## WHAT IS EXPECTED
Give an exact transcription of every line, dropping the images.

## STORED DATA
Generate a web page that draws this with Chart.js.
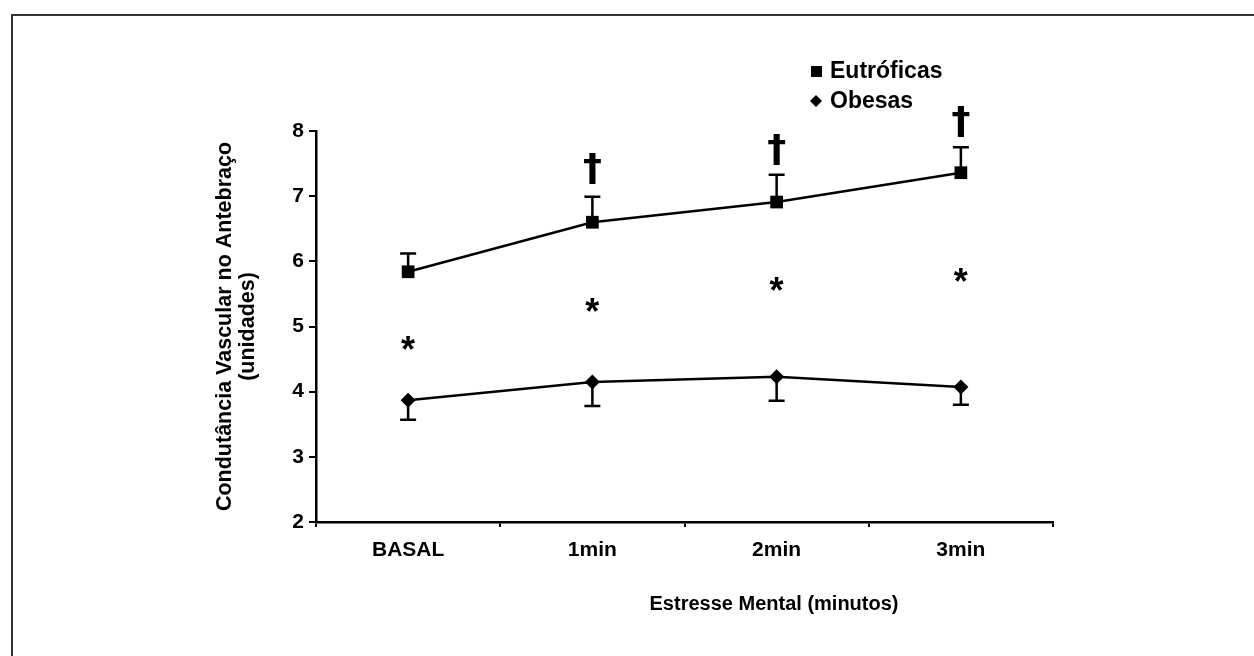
<!DOCTYPE html>
<html>
<head>
<meta charset="utf-8">
<script src="https://cdn.jsdelivr.net/npm/chart.js@4/dist/chart.umd.min.js"></script>
<style>
  html, body { margin: 0; padding: 0; background: #fff; }
  #wrap { position: absolute; left: 0; top: 0; width: 1254px; height: 656px; }
  #frame { position: absolute; left: 11px; top: 14px; width: 1260px; height: 660px;
           border-left: 2px solid #333; border-top: 2px solid #333; }
</style>
</head>
<body>
<div id="wrap">
  <div id="frame"></div>
  <canvas id="chart" width="1254" height="656"></canvas>
</div>
<script>
const categories = ["BASAL", "1min", "2min", "3min"];
const eutroficas = [5.84, 6.60, 6.91, 7.36];
const eutroficasSD = [0.28, 0.39, 0.42, 0.39];
const obesas = [3.87, 4.15, 4.23, 4.07];
const obesasSD = [0.30, 0.37, 0.37, 0.27];
const asteriskY = [4.75, 5.33, 5.65, 5.79];
const daggerY = [null, 7.42, 7.72, 8.15];
const yTicks = [2, 3, 4, 5, 6, 7, 8];

const FONT = "'Liberation Sans', Arial, Helvetica, sans-serif";

function centeredText(ctx, txt, x, y) {
  const m = ctx.measureText(txt);
  const h = m.actualBoundingBoxAscent + m.actualBoundingBoxDescent;
  ctx.textBaseline = "alphabetic";
  ctx.textAlign = "center";
  ctx.fillText(txt, x, y - h / 2 + m.actualBoundingBoxAscent);
}

const extras = {
  id: "extras",
  beforeDatasetsDraw(chart) {
    const ctx = chart.ctx;
    const xs = chart.scales.x, ys = chart.scales.y;
    ctx.save();
    ctx.strokeStyle = "#000";
    ctx.lineWidth = 2.5;
    const cap = 8;
    categories.forEach((c, i) => {
      const x = xs.getPixelForValue(i);
      // Eutróficas: upward bar
      let y0 = ys.getPixelForValue(eutroficas[i]);
      let y1 = ys.getPixelForValue(eutroficas[i] + eutroficasSD[i]);
      ctx.beginPath();
      ctx.moveTo(x, y0); ctx.lineTo(x, y1);
      ctx.moveTo(x - cap, y1); ctx.lineTo(x + cap, y1);
      ctx.stroke();
      // Obesas: downward bar
      y0 = ys.getPixelForValue(obesas[i]);
      y1 = ys.getPixelForValue(obesas[i] - obesasSD[i]);
      ctx.beginPath();
      ctx.moveTo(x, y0); ctx.lineTo(x, y1);
      ctx.moveTo(x - cap, y1); ctx.lineTo(x + cap, y1);
      ctx.stroke();
    });
    ctx.restore();
  },
  afterDraw(chart) {
    const ctx = chart.ctx;
    const xs = chart.scales.x, ys = chart.scales.y;
    ctx.save();
    ctx.fillStyle = "#000";
    // significance marks
    ctx.font = "bold 36px " + FONT;
    asteriskY.forEach((v, i) => {
      if (v !== null) centeredText(ctx, "*", xs.getPixelForValue(i), ys.getPixelForValue(v));
    });
    ctx.font = "bold 38px 'DejaVu Sans', " + FONT;
    daggerY.forEach((v, i) => {
      if (v !== null) centeredText(ctx, "†", xs.getPixelForValue(i), ys.getPixelForValue(v));
    });
    // legend
    ctx.font = "bold 23px " + FONT;
    ctx.textAlign = "left";
    ctx.textBaseline = "middle";
    ctx.fillRect(811, 66, 11, 11);
    ctx.fillText(chart.data.datasets[0].label, 830, 72);
    ctx.beginPath();
    ctx.moveTo(816, 95); ctx.lineTo(822, 101); ctx.lineTo(816, 107); ctx.lineTo(810, 101);
    ctx.closePath(); ctx.fill();
    ctx.fillText(chart.data.datasets[1].label, 830, 102);
    // x axis title
    ctx.font = "bold 20px " + FONT;
    ctx.textAlign = "center";
    ctx.fillText("Estresse Mental (minutos)", 774, 604);
    ctx.restore();
  }
};

new Chart(document.getElementById("chart"), {
  type: "line",
  data: {
    labels: categories,
    datasets: [
      {
        label: "Eutróficas",
        data: eutroficas,
        borderColor: "#000",
        backgroundColor: "#000",
        borderWidth: 2.5,
        pointStyle: "rect",
        pointRadius: 9,
        pointBorderWidth: 0,
        tension: 0
      },
      {
        label: "Obesas",
        data: obesas,
        borderColor: "#000",
        backgroundColor: "#000",
        borderWidth: 2.5,
        pointStyle: "rectRot",
        pointRadius: 7.5,
        pointBorderWidth: 0,
        tension: 0
      }
    ]
  },
  options: {
    responsive: false,
    animation: false,
    layout: { padding: { left: 211, top: 131, right: 201, bottom: 0 } },
    plugins: { legend: { display: false }, tooltip: { enabled: false } },
    scales: {
      x: {
        type: "category",
        offset: true,
        afterFit(scale) { scale.height = 134; },
        border: { display: true, color: "#000", width: 2.5 },
        grid: { display: true, drawOnChartArea: false, tickLength: 5, color: "#000", lineWidth: 2, offset: true },
        ticks: { color: "#000", padding: 11, font: { family: FONT, size: 21, weight: "bold" } }
      },
      y: {
        min: 2,
        max: 8,
        afterFit(scale) { scale.width = 105; },
        afterBuildTicks(scale) { scale.ticks = yTicks.map(v => ({ value: v })); },
        border: { display: true, color: "#000", width: 2.5 },
        grid: { display: true, drawOnChartArea: false, tickLength: 7, color: "#000", lineWidth: 2 },
        ticks: { color: "#000", padding: 5, font: { family: FONT, size: 21, weight: "bold" } },
        title: {
          display: true,
          text: ["Condutância Vascular no Antebraço", "(unidades)"],
          color: "#000",
          padding: { top: 3, bottom: 0 },
          font: { family: FONT, size: 21.5, weight: "bold", lineHeight: 1.05 }
        }
      }
    }
  },
  plugins: [extras]
});
</script>
</body>
</html>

## WORKED ANSWER
Generate a web page that draws this with Chart.js.
<!DOCTYPE html>
<html>
<head>
<meta charset="utf-8">
<script src="https://cdn.jsdelivr.net/npm/chart.js@4/dist/chart.umd.min.js"></script>
<style>
  html, body { margin: 0; padding: 0; background: #fff; }
  #wrap { position: absolute; left: 0; top: 0; width: 1254px; height: 656px; }
  #frame { position: absolute; left: 11px; top: 14px; width: 1260px; height: 660px;
           border-left: 2px solid #333; border-top: 2px solid #333; }
</style>
</head>
<body>
<div id="wrap">
  <div id="frame"></div>
  <canvas id="chart" width="1254" height="656"></canvas>
</div>
<script>
const categories = ["BASAL", "1min", "2min", "3min"];
const eutroficas = [5.84, 6.60, 6.91, 7.36];
const eutroficasSD = [0.28, 0.39, 0.42, 0.39];
const obesas = [3.87, 4.15, 4.23, 4.07];
const obesasSD = [0.30, 0.37, 0.37, 0.27];
const asteriskY = [4.75, 5.33, 5.65, 5.79];
const daggerY = [null, 7.42, 7.72, 8.15];
const yTicks = [2, 3, 4, 5, 6, 7, 8];

const FONT = "'Liberation Sans', Arial, Helvetica, sans-serif";

function centeredText(ctx, txt, x, y) {
  const m = ctx.measureText(txt);
  const h = m.actualBoundingBoxAscent + m.actualBoundingBoxDescent;
  ctx.textBaseline = "alphabetic";
  ctx.textAlign = "center";
  ctx.fillText(txt, x, y - h / 2 + m.actualBoundingBoxAscent);
}

const extras = {
  id: "extras",
  beforeDatasetsDraw(chart) {
    const ctx = chart.ctx;
    const xs = chart.scales.x, ys = chart.scales.y;
    ctx.save();
    ctx.strokeStyle = "#000";
    ctx.lineWidth = 2.5;
    const cap = 8;
    categories.forEach((c, i) => {
      const x = xs.getPixelForValue(i);
      // Eutróficas: upward bar
      let y0 = ys.getPixelForValue(eutroficas[i]);
      let y1 = ys.getPixelForValue(eutroficas[i] + eutroficasSD[i]);
      ctx.beginPath();
      ctx.moveTo(x, y0); ctx.lineTo(x, y1);
      ctx.moveTo(x - cap, y1); ctx.lineTo(x + cap, y1);
      ctx.stroke();
      // Obesas: downward bar
      y0 = ys.getPixelForValue(obesas[i]);
      y1 = ys.getPixelForValue(obesas[i] - obesasSD[i]);
      ctx.beginPath();
      ctx.moveTo(x, y0); ctx.lineTo(x, y1);
      ctx.moveTo(x - cap, y1); ctx.lineTo(x + cap, y1);
      ctx.stroke();
    });
    ctx.restore();
  },
  afterDraw(chart) {
    const ctx = chart.ctx;
    const xs = chart.scales.x, ys = chart.scales.y;
    ctx.save();
    ctx.fillStyle = "#000";
    // significance marks
    ctx.font = "bold 36px " + FONT;
    asteriskY.forEach((v, i) => {
      if (v !== null) centeredText(ctx, "*", xs.getPixelForValue(i), ys.getPixelForValue(v));
    });
    ctx.font = "bold 38px 'DejaVu Sans', " + FONT;
    daggerY.forEach((v, i) => {
      if (v !== null) centeredText(ctx, "†", xs.getPixelForValue(i), ys.getPixelForValue(v));
    });
    // legend
    ctx.font = "bold 23px " + FONT;
    ctx.textAlign = "left";
    ctx.textBaseline = "middle";
    ctx.fillRect(811, 66, 11, 11);
    ctx.fillText(chart.data.datasets[0].label, 830, 72);
    ctx.beginPath();
    ctx.moveTo(816, 95); ctx.lineTo(822, 101); ctx.lineTo(816, 107); ctx.lineTo(810, 101);
    ctx.closePath(); ctx.fill();
    ctx.fillText(chart.data.datasets[1].label, 830, 102);
    // x axis title
    ctx.font = "bold 20px " + FONT;
    ctx.textAlign = "center";
    ctx.fillText("Estresse Mental (minutos)", 774, 604);
    ctx.restore();
  }
};

new Chart(document.getElementById("chart"), {
  type: "line",
  data: {
    labels: categories,
    datasets: [
      {
        label: "Eutróficas",
        data: eutroficas,
        borderColor: "#000",
        backgroundColor: "#000",
        borderWidth: 2.5,
        pointStyle: "rect",
        pointRadius: 9,
        pointBorderWidth: 0,
        tension: 0
      },
      {
        label: "Obesas",
        data: obesas,
        borderColor: "#000",
        backgroundColor: "#000",
        borderWidth: 2.5,
        pointStyle: "rectRot",
        pointRadius: 7.5,
        pointBorderWidth: 0,
        tension: 0
      }
    ]
  },
  options: {
    responsive: false,
    animation: false,
    layout: { padding: { left: 211, top: 131, right: 201, bottom: 0 } },
    plugins: { legend: { display: false }, tooltip: { enabled: false } },
    scales: {
      x: {
        type: "category",
        offset: true,
        afterFit(scale) { scale.height = 134; },
        border: { display: true, color: "#000", width: 2.5 },
        grid: { display: true, drawOnChartArea: false, tickLength: 5, color: "#000", lineWidth: 2, offset: true },
        ticks: { color: "#000", padding: 11, font: { family: FONT, size: 21, weight: "bold" } }
      },
      y: {
        min: 2,
        max: 8,
        afterFit(scale) { scale.width = 105; },
        afterBuildTicks(scale) { scale.ticks = yTicks.map(v => ({ value: v })); },
        border: { display: true, color: "#000", width: 2.5 },
        grid: { display: true, drawOnChartArea: false, tickLength: 7, color: "#000", lineWidth: 2 },
        ticks: { color: "#000", padding: 5, font: { family: FONT, size: 21, weight: "bold" } },
        title: {
          display: true,
          text: ["Condutância Vascular no Antebraço", "(unidades)"],
          color: "#000",
          padding: { top: 3, bottom: 0 },
          font: { family: FONT, size: 21.5, weight: "bold", lineHeight: 1.05 }
        }
      }
    }
  },
  plugins: [extras]
});
</script>
</body>
</html>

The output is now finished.